All of this passion, and three of the band members had strep. Holy hell.

Madeline Follin

Belting. Love it.

So in the wake of this revelatory show, why on earth was the 350 person capacity BU Central a little more than half-full?

“I think a lot of it is the stigma that people don’t want to come to school events” said BU Central Manager Jake Cox (SMG ’14)

Even as I asked students how they came to know about the show while we were waiting for the doors to open, Cox announced that they were sending around a clipboard asking students to suggest acts for next year and also write down how they found out about the night’s performance.

“I feel like a lot of people are over-saturated already” said Cox about the basement’s online advertising. Cox also said the solution would be to expand to a more physical ad campaign on campus to nudge the student body into being more pro-active.

“We have a lot to offer” said Cox. “We want to make this more of a community space.”

Cults’ Setlist:

Intro
“Abducted”
“The Curse”
“Never Heal Myself”
“Most Wanted”
“You Know What I Mean”
“Bumper”
“Never Saw the Point”
“Rave On”
“Everybody Knows” (Leonard Cohen cover)
“Walk at Night”
“Go Outside”
“Oh My God”
Check out BU Central’s WordPress and Twitter for updates on events. 
Listen to Cults, Mrs. Magician, and Spectrals.

Tara is a senior at BU, studying English and Journalism. She enjoys nothing more then a good meal, a cup of coffee, and the bone-crushing force of a mosh pit.



Responses

  1. Anonymous

    Tara,

    While I understand your frustrations with the attendance at Cults, I am deeply offended by your article. First, you need to understand the work that goes into putting together a show at BU Central. The mere fact that Cults, a band too big for BUC, even played there is amazing and went nearly unnoticed in your article. Also, you are unaware of the many ways that BU Central does, in fact, advertise. There are many rules at BU that prevent some great ways of getting the word out, but BU Central does a fantastic job at utilizing the means they have. They have a solid social media presence, an active blog, and plenty of physical posters that are placed in some of the most high traffic areas at this university.

    What makes me the most frustrated is your complete lack in helping to spread the word of this show.
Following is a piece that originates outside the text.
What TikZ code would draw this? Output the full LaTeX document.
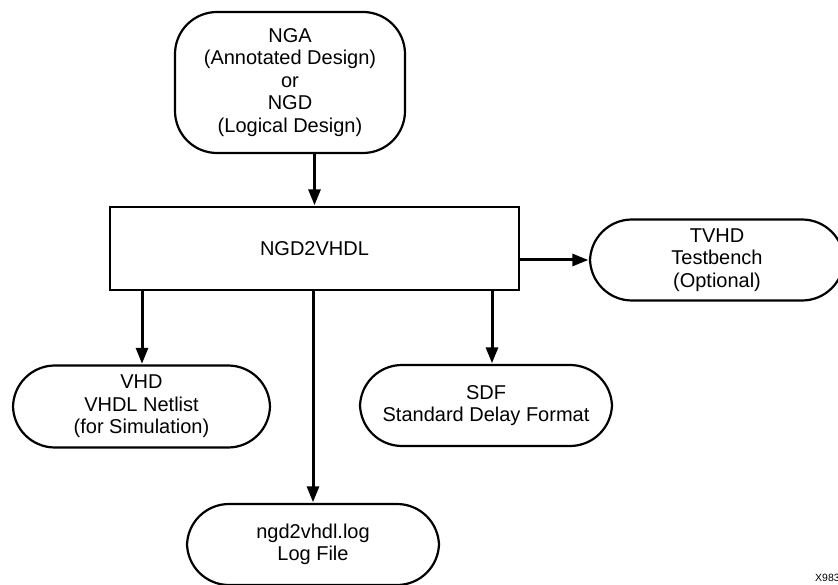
\documentclass[tikz,border=0pt]{standalone}
\usepackage{fontspec}
\setmainfont{Liberation Sans}
\usetikzlibrary{arrows.meta}
\begin{document}
\begin{tikzpicture}[x=1pt,y=-1pt,
  term/.style={draw, line width=2.2pt, rounded corners=42pt, align=center, inner sep=0pt,
    font=\fontsize{20}{22.5}\selectfont},
  procbox/.style={draw, line width=2.2pt, align=center, inner sep=0pt,
    font=\fontsize{20}{22.5}\selectfont},
  arr/.style={line width=3pt, -{Triangle[length=16pt,width=12pt]}, shorten >=0.6pt}]
\useasboundingbox (0,0) rectangle (838,585);
\begin{scope}
\clip (0,0) rectangle (838,585);
\node[term, minimum width=230pt, minimum height=141pt] (top) at (290,82.5)
  {NGA\\(Annotated Design)\\or\\NGD\\(Logical Design)};
\node[procbox, minimum width=409pt, minimum height=83pt] (ngd) at (314.5,248.5) {NGD2VHDL};
\node[term, minimum width=254pt, minimum height=81pt] (tvhd) at (717,260)
  {TVHD\\Testbench\\(Optional)};
\node[term, minimum width=257pt, minimum height=82pt] (vhd) at (141.5,406.5)
  {VHD\\VHDL Netlist\\(for Simulation)};
\node[term, minimum width=252pt, minimum height=81pt] (sdf) at (486,405.5)
  {SDF\\Standard Delay Format};
\node[term, minimum width=252pt, minimum height=81pt] (log) at (313,544.5)
  {ngd2vhdl.log\\Log File};
\node[font=\fontsize{10.5}{12}\selectfont, anchor=west, inner sep=0pt] (xid) at (815,578) {X9837};
\coordinate (vx) at (142,0);
\coordinate (sx) at (492,0);
\draw[arr] (ngd.north |- top.south) -- (ngd.north);
\draw[arr] (ngd.east |- tvhd.west) -- (tvhd.west);
\draw[arr] (vx |- ngd.south) -- (vx |- vhd.north);
\draw[arr] (sx |- ngd.south) -- (sx |- sdf.north);
\draw[arr] (log.north |- ngd.south) -- (log.north);
\end{scope}
\end{tikzpicture}
\end{document}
You write for a highly regarded BU news source and clearly knew about the show before yesterday. The Quad wrote about low attendance at Titus, so its been established that BUC has low attendance. Why didn’t you post an article before the show telling students to go? Why were’t you tweeting about it and sharing all of your insights on the band? You go in depth about their music, so you are clearly a fan. I just don’t understand why you didn’t use your own resources to help advertise for this show.

    While I agree that there are always improvements to be made, I also feel that the responsibility is partially in the student’s hands. If BU students walk by posters while texting and delete emails and do not read Facebook posts, then how is any BU group supposed to get the word out about great events. I am sure the Quad struggles with the same issue. It is our job, as BU students, to help each other spread the word. Word of mouth is hands down the most important form of advertising at BU. You could have helped BU Central. Instead, you chose to complain after the fact. Next semester, try promoting shows BEFORE they happen or give the BU Central staff specific ideas to improve advertising, and I am sure more people will go.